Things have, of course, changed dramatically since before the collapse of Lehman Brothers. Although there was – and still remains – a huge divergence in the level of upfront information provided by GPs, during the boom years many LPs relied on quarterly reports that focused heavily on portfolio-level information, with few details of asset-level performance and underwriting. Information flowed from the GPs to LPs, often with little probing from limited partners. However, for some LPs that did try to gain ad-hoc asset-level information, such as detailed debt schedules, they could be met with a mix of responses from helpfulness, to refusal and even a failure to acknowledge the initial request.

Working it out

However, the ability of an LP to personally evaluate a GP’s assumptions is crucial to being a good fiduciary, according to Joseph Stecher, chief investment officer of Morgan Stanley AIP Real Estate. “The direct GP needs to give the LP enough information so that the LP can make an estimate as to the value of his or her interest in the fund, assuming a reasonable application of time and experience,” he said.

LPs are eager to assess exactly where any risks may lie in investments. After the shock of 2008 and the painful real estate write downs that followed, no limited partner wants to be caught unaware again.

“If we don’t know what risks we are taking, how can we manage those risks,” says Allstate Investments’ head of real estate equity, Edgar Alvarado. “It’s like having information that the train you are on is about to crash. You can use that information to help you get off, or if you can’t get off completely it can certainly help you reduce the impact of the crash.”

In order to manage their own investment risks, though, LPs need increasing amounts of information about underlying deals to feed their forecasts.

Stecher says GPs will provide LPs information above and beyond the quarterly report upon request, and once compiled often send it out to other limited partners in the fund. “In my experience when you call up a general partner and ask him or her to provide you with the information, they all do,” he says.

Joy Winterfield, Allstate Investments’ real estate fund portfolio manager, agrees: “There is no question that transparency has improved significantly. When you consider where we have all evolved from as an industry, you have to appreciate the GPs’ non-trivial commitment of time and resources to help get us here.”

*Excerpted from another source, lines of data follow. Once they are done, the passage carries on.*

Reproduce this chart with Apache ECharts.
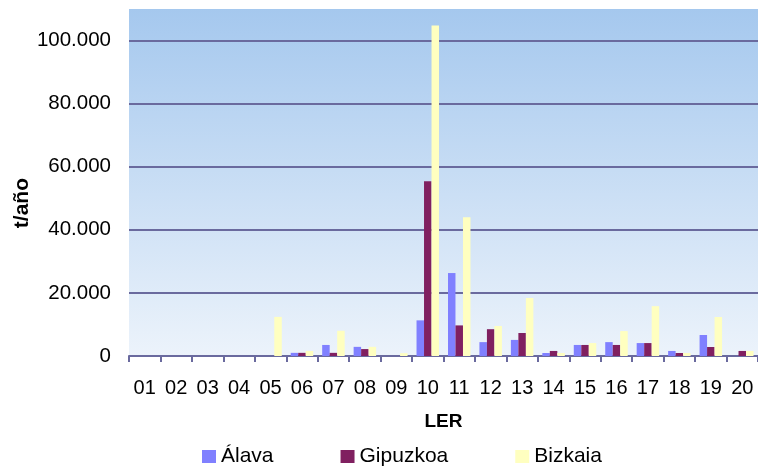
<!DOCTYPE html>
<html>
<head>
<meta charset="utf-8">
<script src="https://cdn.jsdelivr.net/npm/echarts@6/dist/echarts.min.js"></script>
<style>
  html, body { margin: 0; padding: 0; background: #ffffff; }
  #chart { width: 758px; height: 471px; }
</style>
</head>
<body>
<div id="chart"></div>
<script>
// LER waste codes
const categories = ['01','02','03','04','05','06','07','08','09','10','11','12','13','14','15','16','17','18','19','20'];
// tonnes per year by province
const alava    = [0, 0, 0, 0, 0, 1000, 3500, 2900, 0, 11300, 26300, 4400, 5100, 950, 3500, 4400, 4100, 1600, 6650, 0];
const gipuzkoa = [0, 0, 0, 0, 0, 1000, 1000, 2200, 0, 55400, 9700, 8500, 7300, 1600, 3500, 3500, 4100, 950, 2850, 1600];
const bizkaia  = [0, 0, 0, 0, 12400, 1600, 8000, 2900, 900, 104800, 44000, 9500, 18400, 950, 4100, 7900, 15800, 950, 12350, 1600];
const seriesNames = ['Álava', 'Gipuzkoa', 'Bizkaia'];
const yTicks = { min: 0, max: 110000, step: 20000 };

const FONT = "'Liberation Sans', Arial, sans-serif";
const GRIDLINE = '#6a6a9e';

function thousands(v) {
  return String(v).replace(/\B(?=(\d{3})+(?!\d))/g, '.');
}

const chart = echarts.init(document.getElementById('chart'), null, { renderer: 'canvas' });

// one colour per grid line; the extra top tick at the axis max stays invisible
const splitColors = [];
for (let v = yTicks.min; v <= yTicks.max; v += yTicks.step) splitColors.push(GRIDLINE);
splitColors.push('rgba(0,0,0,0)');

const colors = ['#8080ff', '#802060', '#ffffc0'];
const values = [alava, gipuzkoa, bizkaia];

chart.setOption({
  animation: false,
  textStyle: { fontFamily: FONT },
  grid: {
    left: 129, top: 9, width: 633, height: 347,
    show: true,
    borderWidth: 0,
    backgroundColor: new echarts.graphic.LinearGradient(0, 0, 0, 1, [
      { offset: 0, color: '#a5c8ee' },
      { offset: 1, color: '#ecf3fb' }
    ])
  },
  legend: {
    left: 202, top: 446,
    padding: 0,
    itemWidth: 14, itemHeight: 13, itemGap: 67,
    icon: 'rect',
    textStyle: { fontSize: 21, color: '#000', fontFamily: FONT },
    data: seriesNames
  },
  xAxis: {
    type: 'category',
    data: categories,
    name: 'LER',
    nameLocation: 'middle',
    nameGap: 56,
    nameTextStyle: { fontSize: 19, fontWeight: 'bold', color: '#000', fontFamily: FONT },
    axisLine: { lineStyle: { color: GRIDLINE, width: 2 } },
    axisTick: { show: true, length: 6, lineStyle: { color: GRIDLINE, width: 2 } },
    axisLabel: { fontSize: 20, color: '#000', margin: 22, fontFamily: FONT }
  },
  yAxis: {
    type: 'value',
    min: yTicks.min, max: yTicks.max, interval: yTicks.step,
    axisLine: { show: false },
    axisTick: { show: false },
    axisLabel: {
      fontSize: 20.5, color: '#000', margin: 18, fontFamily: FONT,
      showMaxLabel: false,
      formatter: thousands
    },
    splitLine: { show: true, lineStyle: { color: splitColors, width: 2 } }
  },
  graphic: [{
    type: 'text',
    left: 12, top: 178,
    rotation: Math.PI / 2,
    style: { text: 't/año', font: 'bold 21px ' + FONT, fill: '#000' }
  }],
  series: values.map((d, i) => ({
    name: seriesNames[i],
    type: 'bar',
    data: d,
    barWidth: 7.5,
    barGap: '0%',
    itemStyle: { color: colors[i] }
  }))
});
</script>
</body>
</html>
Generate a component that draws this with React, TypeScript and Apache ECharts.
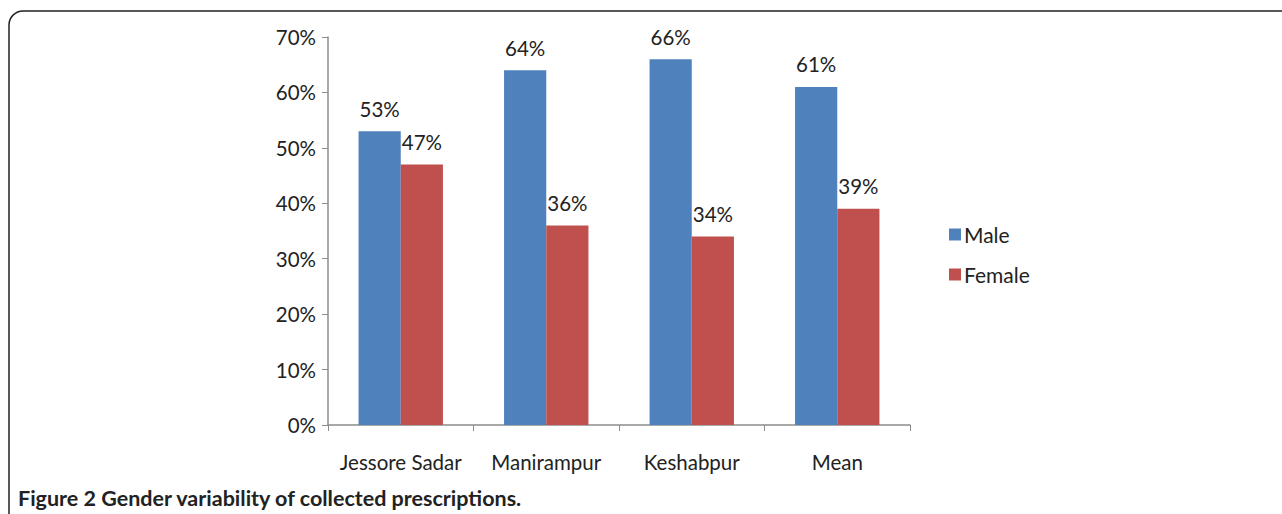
import React, { useEffect, useRef } from "react";
import * as echarts from "echarts";

const categories = ["Jessore Sadar", "Manirampur", "Keshabpur", "Mean"];
const maleValues = [53, 64, 66, 61];
const femaleValues = [47, 36, 34, 39];
const seriesNames = ["Male", "Female"];
const caption = "Figure 2 Gender variability of collected prescriptions.";

const FONT = "Lato, 'Open Sans', sans-serif";

export default function App() {
  const ref = useRef<HTMLDivElement>(null);
  useEffect(() => {
    if (!ref.current) return;
    const chart = echarts.init(ref.current, undefined, { renderer: "svg" });
    const labelStyle = {
      show: true,
      position: "top" as const,
      distance: 12,
      formatter: "{c}%",
      fontSize: 20.5,
      color: "#222",
      fontFamily: FONT,
    };
    chart.setOption({
      animation: false,
      backgroundColor: "#fff",
      textStyle: { fontFamily: FONT },
      grid: { left: 328, top: 37, right: 372, bottom: 89, containLabel: false },
      legend: {
        orient: "vertical",
        left: 944,
        top: 219,
        itemWidth: 12,
        itemHeight: 12,
        itemGap: 19,
        icon: "rect",
        data: seriesNames,
        textStyle: { fontSize: 21, color: "#222", fontFamily: FONT, padding: [0, 0, 0, -2] },
      },
      xAxis: {
        type: "category",
        data: categories,
        axisLine: { lineStyle: { color: "#8c8c8c", width: 1.5 } },
        axisTick: { show: true, alignWithLabel: false, interval: 0, length: 6, lineStyle: { color: "#8c8c8c" } },
        axisLabel: { interval: 0, hideOverlap: false, fontSize: 20.5, color: "#222", margin: 26, fontFamily: FONT },
      },
      yAxis: {
        type: "value",
        min: 0,
        max: 70,
        interval: 10,
        splitLine: { show: false },
        axisLine: { show: true, lineStyle: { color: "#8c8c8c", width: 1.5 } },
        axisTick: { show: true, length: 6, lineStyle: { color: "#8c8c8c" } },
        axisLabel: { formatter: "{value}%", fontSize: 20.5, color: "#222", margin: 12, fontFamily: FONT },
      },
      series: [
        {
          name: seriesNames[0],
          type: "bar",
          data: maleValues,
          barGap: "0%",
          barCategoryGap: "42%",
          itemStyle: { color: "#4F81BD" },
          label: labelStyle,
        },
        {
          name: seriesNames[1],
          type: "bar",
          data: femaleValues,
          barGap: "0%",
          barCategoryGap: "42%",
          itemStyle: { color: "#C0504D" },
          label: labelStyle,
        },
      ],
      graphic: [
        {
          type: "rect",
          shape: { x: 9, y: 11, width: 1300, height: 540, r: 14 },
          style: { fill: "none", stroke: "#222", lineWidth: 1.5 },
          silent: true,
        },
        {
          type: "text",
          x: 18,
          y: 498,
          style: {
            text: caption,
            fontSize: 21.5,
            fontWeight: "bold",
            fill: "#222",
            fontFamily: FONT,
            verticalAlign: "middle",
          },
          silent: true,
        },
      ],
    });
    return () => chart.dispose();
  }, []);
  return (
    <div
      ref={ref}
      style={{ position: "absolute", left: 0, top: 0, width: 1282, height: 514 }}
    />
  );
}
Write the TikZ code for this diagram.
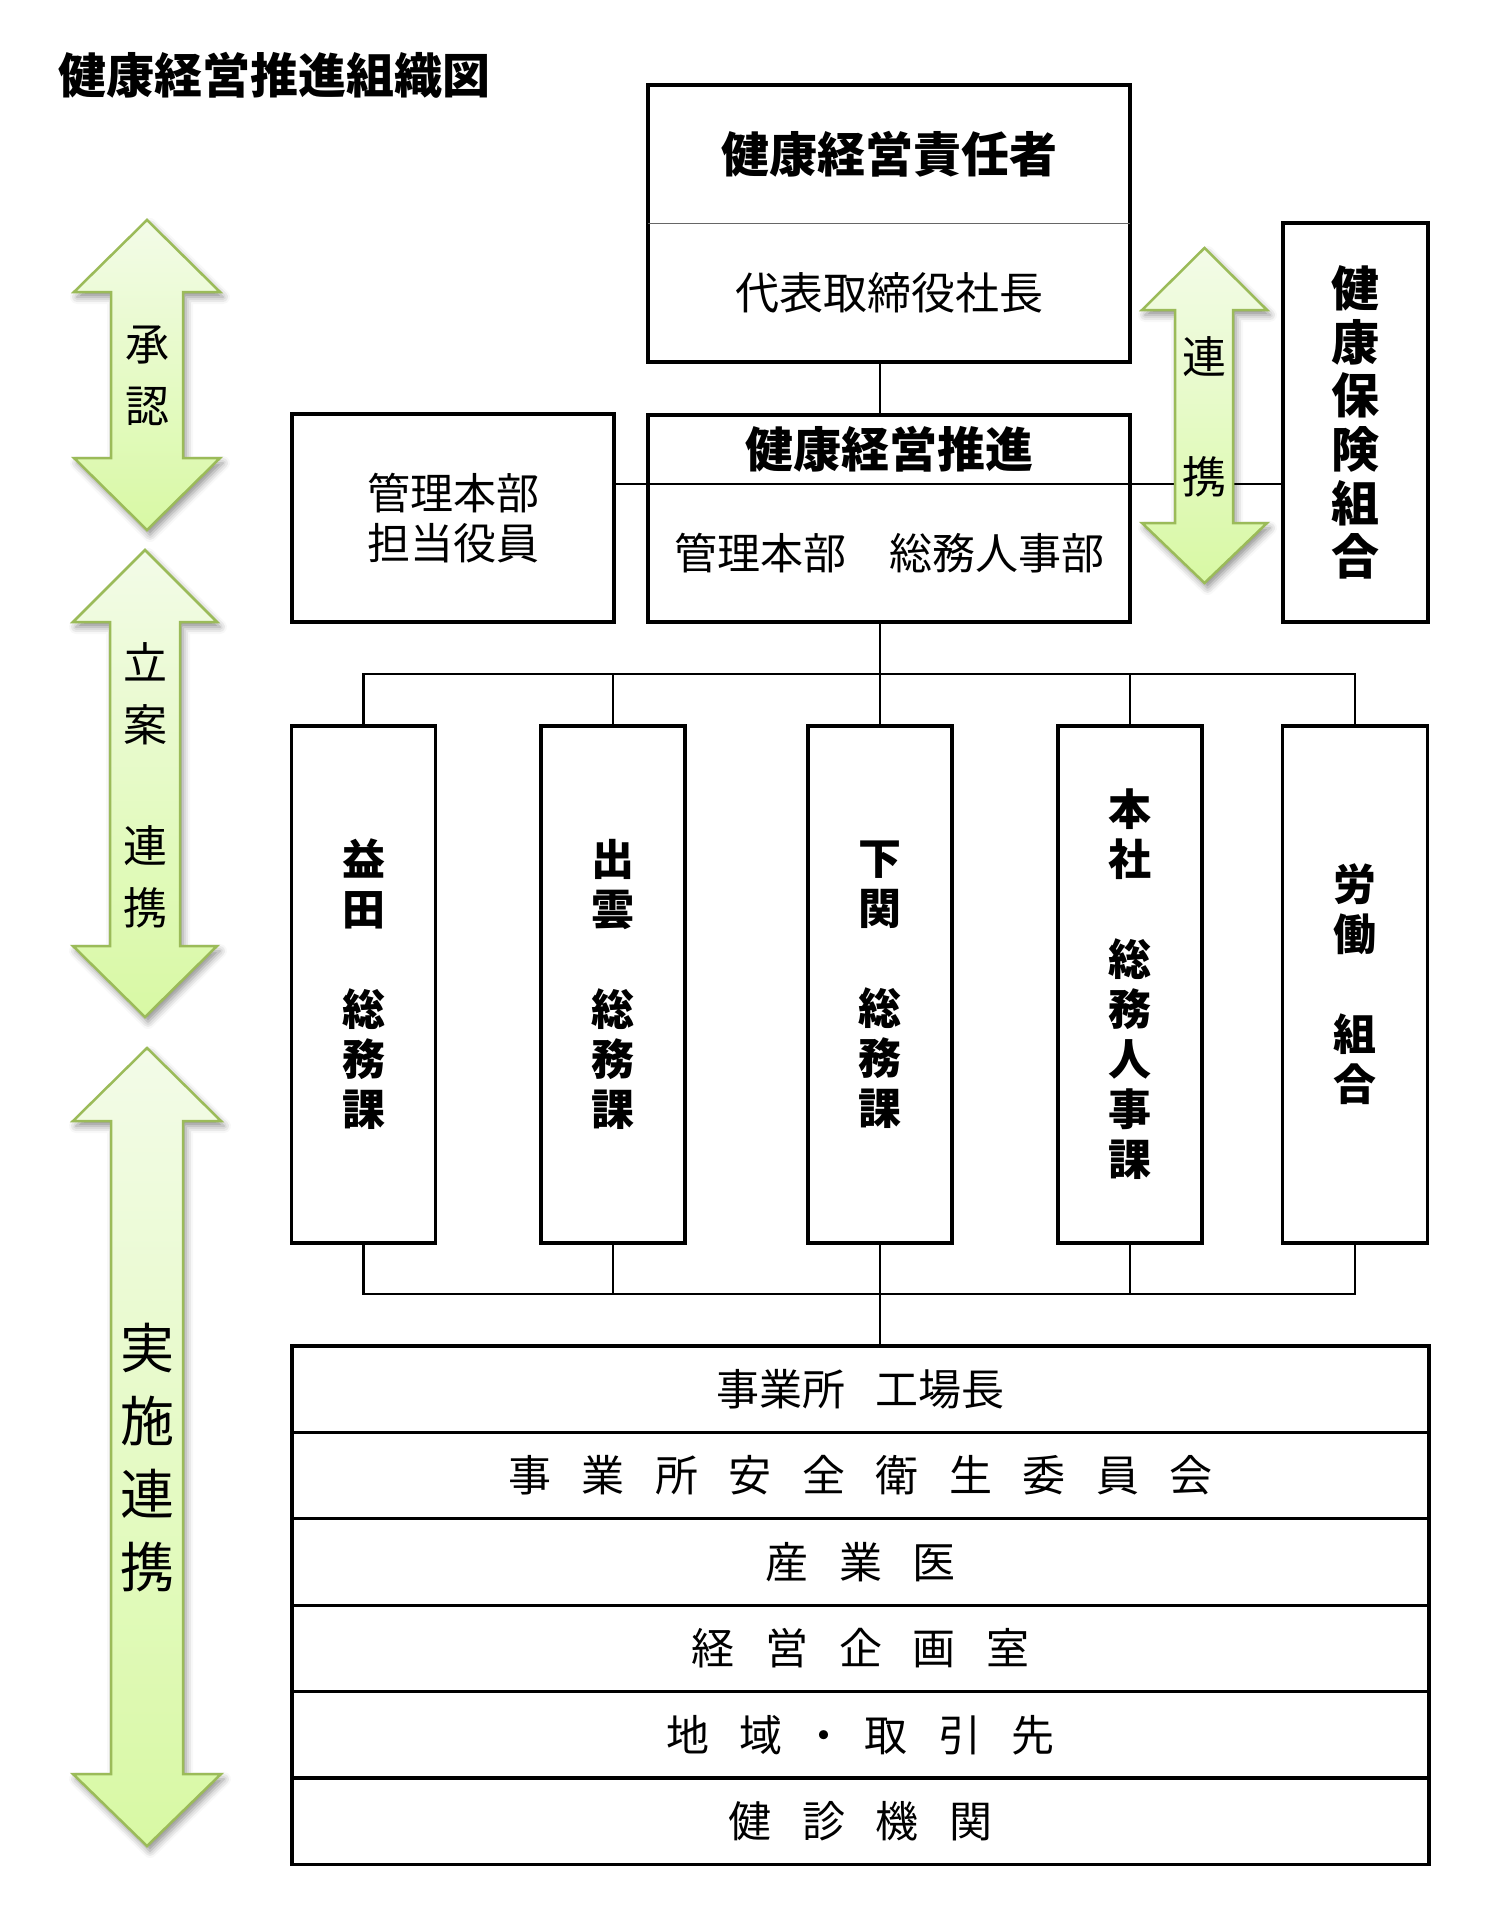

Yet with the volume of reporting requests having increased at least three-fold over the past 18 months, according to many fund administration and investor relations professionals, how can GPs proactively take the issue in hand, rather than merely reacting to ad-hoc phone calls from investors?

For Stecher, Alvarado and Winterfield, highlighting portfolio and asset-level risks upfront are key. “I need a GP to give me the numbers so I can value the fund interest on my own, but I also need a GP to tell me where the risks are on an aggregated basis,” says Stecher.

Alongside property income, cash flow, occupancy and projected IRRs, capital calls and distributions, LPs are also keen to see information about concentration of risks, according to property type, geography, and even tenant-ratings. But it is gaining access to comprehensive asset and portfolio-level debt schedules that is the number one concern for most LPs.

“Debt maturities have been a big issue in the last couple of years and something we jumped on two and a half years ago,” says Alvarado. “LPs need to understand the underlying risk of the asset, we want to know the counterparty risk, the loan-to-value, the extension options, the covenants and what the triggers are. What are the refinancing risks and debt service coverage?

“Getting the information below the portfolio level is an evolutionary process and many GPs are now getting ahead of things,” adds Alvarado, who manages a $2 billion real estate equity portfolio, comprising 90 real estate fund investments. “For Allstate, providing such information will be part of the rules of us doing business with a fund.”

Real standards

One of the challenges facing GPs and LPs alike, though, is the lack of industry standards when it comes to reporting. Unlike other asset classes such as equities and fixed income, there are no agreed metrics when it comes to reporting on private equity real estate funds. Indeed, there is not even an agreed standard on what should be contained in an LP report, or even in summaries provided to LP consultants.

That leaves GPs in the position of guessing, surveying and learning by experience, what their LPs want from their quarterly reports, and responding to LPs individually when queries come in. The effort on the part of the GP is essential to being a fiduciary and good partner, says Stephanie Power, founder of investment firm Marley Real Estate Capital and a former senior executive with UrbanAmerica.

“It would be a win-win for everyone if the industry came to a consensus regarding best practices. But in the absence of standards, a GP needs to create a reporting package that anticipates the needs of its LPs – a one page summary, a written detailed discussion of the period’s activity and a drill down to detailed metrics at the fund, portfolio and property level,” says Power.

Alvarado, also a committee member of the Pension Real Estate Association (PREA) plan sponsor committee, says there is “movement” towards trying to introduce industry-wide reporting standards, with PREA building on the work that the Institutional Limited Partners’ Association – which introduced its own guidelines for the private equity asset class – has done.

But as he notes: “All LPs want a certain level of detail, however what is an appropriate level of detail?” In providing even more information, do GPs also risk generating even more questions in response.

Alvarado cautions a more macro-view of the real estate asset class, when debating the reporting demands emanating from plan sponsor real estate managers. “Investment staff are being asked to do a lot more today than couple of years ago by their own chief investment officers,” he says.

With asset allocation models being run on an almost “continuous basis”, Alvarado says portfolio managers need to be able to assess the impact of inflation, deflation, GDP growth (or lack of) and a multitude of other scenarios on a real estate portfolio. Access to the underlying portfolio (and asset) information is essential for such forecasts. Without it, uncertainty over risks remain, which for Alvarado doesn’t help real estate as an asset class.

“If I cannot tell my CIO what the risks are in real estate compared to equities, fixed income, private equity, when there is capital for investment, where do you think the investments are going to go?” he stresses. “It’s a detriment to our evolution as an asset class not having that level of risk reporting.”